Janice: Right, right, but again, if you can just keep your eye out for something like that. Are you going to have to get in the car and travel to go somewhere, or is it a couple of blocks over? You definitely want to look outside of your area, a good radius around.
8. The neighbors
Janice: Finally, she talks about the neighbors. She specifically stated that it would not be good to hear a year later that you were living nextdoor to a sex offender. I would encourage everyone, of course, you can look that up online before you move. There’s a website and I’m sure you’ll put the link to the whole article in there, and it explains how to get online and look for that. Of course, you want to check that out. It changes all the time, so maybe check every couple of years if you want to. I wouldn’t worry too much about it. I would also add in with the neighbors if you have kids, you probably can’t tell right away if they’re going to be quiet, but if you walk in and you see a whole group next door living in their 20s to 25, I don’t know about you, but I wasn’t exactly quiet at that age. You maybe want to feel that out if you have a couple of party houses around you. [crosstalk 00:13:42]

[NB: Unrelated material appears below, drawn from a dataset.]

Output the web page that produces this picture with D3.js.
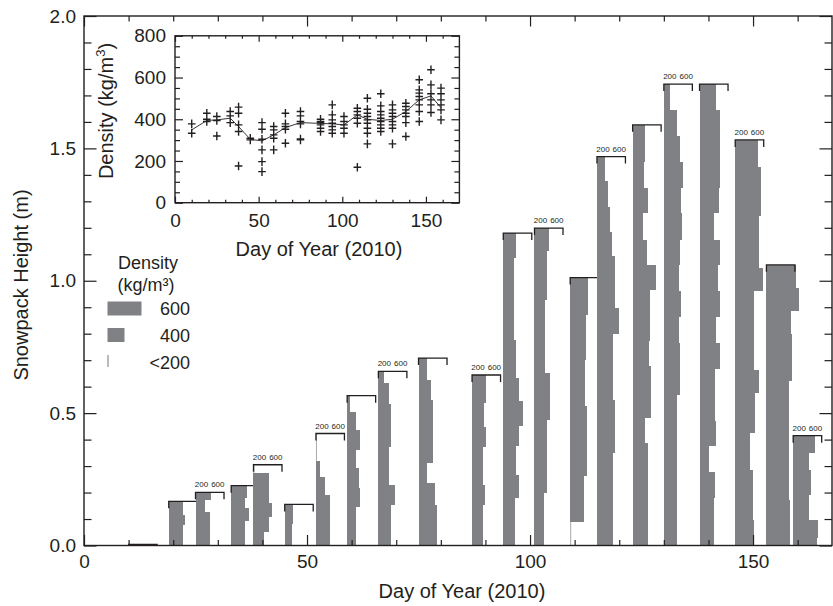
<!DOCTYPE html>
<html><head><meta charset="utf-8">
<script src="https://cdn.jsdelivr.net/npm/d3@7"></script>
<style>
body{margin:0;background:#fff;}
svg{display:block;font-family:"Liberation Sans",Arial,Helvetica,sans-serif;}
</style></head><body>
<svg id="chart" width="833" height="606"></svg>
<script>
// ---------------- data ----------------
const pitDays = [10,19,25,33,38,45,52,59,66,75,87,94,101,109,115,123,130,138,146,153,159];

// top height (m) of each layer in a pit, from the surface downwards
const layerTops = [
  [0.004],
  [0.167,0.114,0.077],
  [0.201,0.172,0.125],
  [0.226,0.178,0.14,0.091],
  [0.305,0.274,0.162,0.109,0.052],
  [0.155,0.08],
  [0.423,0.32,0.26,0.19],
  [0.566,0.505,0.436,0.36,0.291,0.216,0.146],
  [0.658,0.612,0.536,0.373,0.228,0.153],
  [0.708,0.624,0.549,0.311,0.236,0.154],
  [0.644,0.537,0.449,0.373,0.229,0.153],
  [1.18,1.086,0.777,0.633,0.545,0.45,0.375,0.268,0.18],
  [1.199,1.111,0.928,0.652,0.475,0.199],
  [1.012,0.872,0.702,0.526,0.262,0.088],
  [1.469,1.375,1.28,1.186,1.092,0.897,0.80,0.551,0.35],
  [1.589,1.45,1.35,1.255,1.155,1.06,0.966,0.771,0.677,0.482,0.388,0.192],
  [1.743,1.645,1.547,1.45,1.352,1.255,1.155,1.058,0.96,0.862,0.765,0.667,0.57,0.472,0.375,0.277,0.18,0.082],
  [1.743,1.645,1.547,1.45,1.352,1.255,1.155,1.058,0.96,0.862,0.765,0.667,0.57,0.472,0.375,0.277,0.18,0.082],
  [1.532,1.431,1.243,1.048,0.96,0.663,0.575,0.424,0.285,0.096],
  [1.06,0.972,0.884,0.797,0.62,0.17],
  [0.415,0.35,0.287,0.192,0.098,0.03]
];

// density (kg/m3) of each layer
const layerDensity = [
  [350],
  [396,429,396],
  [415,330,410],
  [420,396,448,396],
  [180,415,462,415,354],
  [315,305],
  [170,256,330,400],
  [238,331,387,331,364,387,331],
  [284,345,378,345,439,378],
  [317,378,400,317,434,457],
  [396,373,396,359,387,359],
  [378,354,378,424,471,424,378,424,368],
  [410,373,354,420,373,340],
  [450,420,405,430,400,170],
  [308,354,387,410,448,504,420,448,420],
  [373,360,410,340,400,527,443,434,457,378,410,420],
  [284,387,424,462,434,448,424,410,439,415,424,424,387,387,378,378,378,378],
  [434,490,490,490,471,410,490,457,481,434,481,424,424,434,331,424,400,400],
  [513,560,537,597,467,537,481,410,450,467],
  [621,653,540,560,518,525],
  [504,415,448,415,555,538]
];

// pits whose density bracket carries the "200 600" labels
const labelledPits = [25,38,52,66,87,101,115,130,146,159];
const bracketLabels = ["200","600"];

// inset: individual density samples per pit day, and the pit mean
const insetDensity = [
  [378,333],
  [429,400,389],
  [413,394,320],
  [437,416,384],
  [458,429,373,341,176],
  [309,301],
  [384,352,304,253,197,149],
  [365,349,325,309,253],
  [429,378,365,352,285],
  [437,416,389,378,301,305],
  [400,389,373,357,341,384],
  [469,421,397,381,365,349,333],
  [413,389,373,357,333],
  [453,437,421,405,381,170],
  [501,448,429,413,397,381,357,333,282],
  [522,464,437,421,405,389,373,357,341],
  [469,445,429,413,389,373,357,282],
  [477,461,445,429,413,384,317],
  [589,541,525,509,493,469,437,389],
  [637,565,522,493,469,432],
  [549,522,493,469,445,397]
];
const meanDensity = [349,394,397,405,365,304,296,325,360,384,380,378,373,421,400,394,400,437,493,512,455];

const mainXTicks = [0,50,100,150];
const mainYTicks = [0,0.5,1.0,1.5,2.0];
const insetXTicks = [0,50,100,150];
const insetYTicks = [0,200,400,600,800];
const legendDensity = [600,400,190];
const legendLabels = ["600","400","<200"];

// ---------------- drawing ----------------
const svg = d3.select("#chart");
const ink = "#231f20", barFill = "#808184", FS = 19, TS = 20;

const x = d3.scaleLinear().domain([0,167.7]).range([84,832]);
const y = d3.scaleLinear().domain([0,2]).range([545.5,16]);
const w = d3.scaleLinear().domain([200,600]).range([0,28.5]);

svg.append("clipPath").attr("id","plotclip").append("rect")
  .attr("x",x(0)).attr("y",y(2)).attr("width",x(167.7)-x(0)).attr("height",y(0)-y(2));

const plot = svg.append("g").attr("clip-path","url(#plotclip)");

pitDays.forEach((day,i)=>{
  const tops = layerTops[i], dens = layerDensity[i];
  const g = plot.append("g");
  tops.forEach((t,j)=>{
    const bottom = j+1 < tops.length ? tops[j+1] : 0;
    if (dens[j] <= 200) {
      g.append("line").attr("x1",x(day)+0.5).attr("x2",x(day)+0.5)
        .attr("y1",y(t)).attr("y2",y(bottom))
        .attr("stroke","#a7a9ac").attr("stroke-width",1);
    } else {
      g.append("rect").attr("x",x(day)).attr("y",y(t))
        .attr("width",w(dens[j])).attr("height",y(bottom)-y(t))
        .attr("fill",barFill).attr("shape-rendering","crispEdges");
    }
  });
  const bx0 = x(day), bx1 = x(day)+w(600), by = y(tops[0]);
  const tk = Math.min(7, y(0)-by);
  g.append("path").attr("d",`M${bx0},${by+tk}V${by}H${bx1}V${by+tk}`)
    .attr("fill","none").attr("stroke",ink).attr("stroke-width",1.3);
  if (labelledPits.includes(day)) {
    g.append("text").attr("x",bx0-0.7).attr("y",by-5).attr("font-size",8)
      .attr("fill",ink).text(bracketLabels[0]);
    g.append("text").attr("x",bx1+0.5).attr("y",by-5).attr("font-size",8)
      .attr("text-anchor","end").attr("fill",ink).text(bracketLabels[1]);
  }
});

function styleAxis(g){
  g.select(".domain").remove();
  g.selectAll(".tick line").attr("stroke",ink).attr("stroke-width",1.2);
  g.selectAll("text").attr("fill",ink).attr("font-size",FS).attr("font-family","Liberation Sans, Arial, sans-serif");
}

function drawAxes(xs, ys, xMajor, yMajor, xMinor, yMinor, lenMaj, lenMin, xPad, yPad, xfmt, yfmt, layer){
  const x0 = xs.range()[0], x1 = xs.range()[1], y0 = ys.range()[0], y1 = ys.range()[1];
  layer.append("g").attr("transform",`translate(0,${y0})`)
    .call(d3.axisBottom(xs).tickValues(xMinor).tickSize(-lenMin).tickFormat("")).call(styleAxis);
  layer.append("g").attr("transform",`translate(0,${y0})`)
    .call(d3.axisBottom(xs).tickValues(xMajor).tickSize(-lenMaj).tickPadding(xPad).tickFormat(xfmt)).call(styleAxis);
  layer.append("g").attr("transform",`translate(0,${y1})`)
    .call(d3.axisTop(xs).tickValues(xMinor).tickSize(-lenMin).tickFormat("")).call(styleAxis);
  layer.append("g").attr("transform",`translate(0,${y1})`)
    .call(d3.axisTop(xs).tickValues(xMajor).tickSize(-lenMaj).tickFormat("")).call(styleAxis);
  layer.append("g").attr("transform",`translate(${x0},0)`)
    .call(d3.axisLeft(ys).tickValues(yMinor).tickSize(-lenMin-2).tickFormat("")).call(styleAxis);
  layer.append("g").attr("transform",`translate(${x0},0)`)
    .call(d3.axisLeft(ys).tickValues(yMajor).tickSize(-lenMaj-2).tickPadding(yPad).tickFormat(yfmt)).call(styleAxis);
  layer.append("g").attr("transform",`translate(${x1},0)`)
    .call(d3.axisRight(ys).tickValues(yMinor).tickSize(-lenMin-2).tickFormat("")).call(styleAxis);
  layer.append("g").attr("transform",`translate(${x1},0)`)
    .call(d3.axisRight(ys).tickValues(yMajor).tickSize(-lenMaj-2).tickFormat("")).call(styleAxis);
  layer.append("rect").attr("x",x0).attr("y",y1).attr("width",x1-x0).attr("height",y0-y1)
    .attr("fill","none").attr("stroke",ink).attr("stroke-width",1.4);
}

// main axes
const mainLayer = svg.append("g");
drawAxes(x, y, mainXTicks, mainYTicks,
  d3.range(10,168,10).filter(d=>d%50!==0),
  d3.range(1,20).map(d=>d/10).filter(d=>Math.round(d*10)%5!==0),
  10.5, 5.5, 9.5, 8, d3.format("d"), d3.format(".1f"), mainLayer);

mainLayer.append("text").attr("x",462).attr("y",598).attr("text-anchor","middle")
  .attr("font-size",TS).attr("fill",ink).text("Day of Year (2010)");
mainLayer.append("text").attr("transform","translate(28,285) rotate(-90)").attr("text-anchor","middle")
  .attr("font-size",TS).attr("fill",ink).text("Snowpack Height (m)");

// legend
const leg = svg.append("g");
leg.append("text").attr("x",148).attr("y",269).attr("text-anchor","middle").attr("font-size",18).attr("fill",ink).text("Density");
leg.append("text").attr("x",146).attr("y",291).attr("text-anchor","middle").attr("font-size",18).attr("fill",ink).text("(kg/m³)");
const legY = [301.5, 328, 355];
const lw = d3.scaleLinear().domain([200,600]).range([0,34]);
legendDensity.forEach((d,i)=>{
  if (d > 200) {
    leg.append("rect").attr("x",107.5).attr("y",legY[i]).attr("width",lw(d)).attr("height",14).attr("fill",barFill);
  } else {
    leg.append("line").attr("x1",108).attr("x2",108).attr("y1",legY[i]).attr("y2",legY[i]+12)
      .attr("stroke","#939598").attr("stroke-width",1.3);
  }
  leg.append("text").attr("x",190).attr("y",legY[i]+13.5).attr("text-anchor","end")
    .attr("font-size",18).attr("fill",ink).text(legendLabels[i]);
});

// inset
const xi = d3.scaleLinear().domain([0,170]).range([175,459.4]);
const yi = d3.scaleLinear().domain([0,800]).range([202.7,35.8]);
const ins = svg.append("g");
ins.append("rect").attr("x",175).attr("y",35.8).attr("width",284.4).attr("height",166.9).attr("fill","#fff");

const meanLine = d3.line().x((d,i)=>xi(pitDays[i])).y(d=>yi(d));
ins.append("path").attr("d",meanLine(meanDensity)).attr("fill","none").attr("stroke",ink).attr("stroke-width",0.9);

const pts = [];
insetDensity.forEach((arr,i)=>arr.forEach(v=>pts.push([pitDays[i],v])));
ins.append("path").attr("d",pts.map(p=>{
    const px = xi(p[0]), py = yi(p[1]);
    return `M${px-3.8},${py}H${px+3.8}M${px},${py-4.3}V${py+4.3}`;
  }).join(""))
  .attr("fill","none").attr("stroke",ink).attr("stroke-width",1.4);

drawAxes(xi, yi, insetXTicks, insetYTicks,
  d3.range(10,170,10).filter(d=>d%50!==0),
  d3.range(50,800,50).filter(d=>d%200!==0),
  6, 3, 10.5, 9, d3.format("d"), d3.format("d"), ins);

ins.append("text").attr("x",319).attr("y",256).attr("text-anchor","middle")
  .attr("font-size",TS).attr("fill",ink).text("Day of Year (2010)");
const yt = ins.append("text").attr("transform","translate(113,111) rotate(-90)").attr("text-anchor","middle")
  .attr("font-size",TS).attr("fill",ink);
yt.append("tspan").text("Density (kg/m");
yt.append("tspan").attr("font-size",13).attr("dy",-8).text("3");
yt.append("tspan").attr("dy",8).text(")");
</script>
</body></html>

Anthony: The flip side to that, I don’t know how much research you want to do but if the apartment below you for example, is retirees or elderly folks who will complain every time your kid bounces a ball, that might not be the best unit for you either, from a city perspective.
Janice: True. Very true. Really, I would say, with number eight, I would go with your whole surroundings for neighbors. What do they like? Will you fit, and will they fit? Because it’s kind of a back and forth, like you said.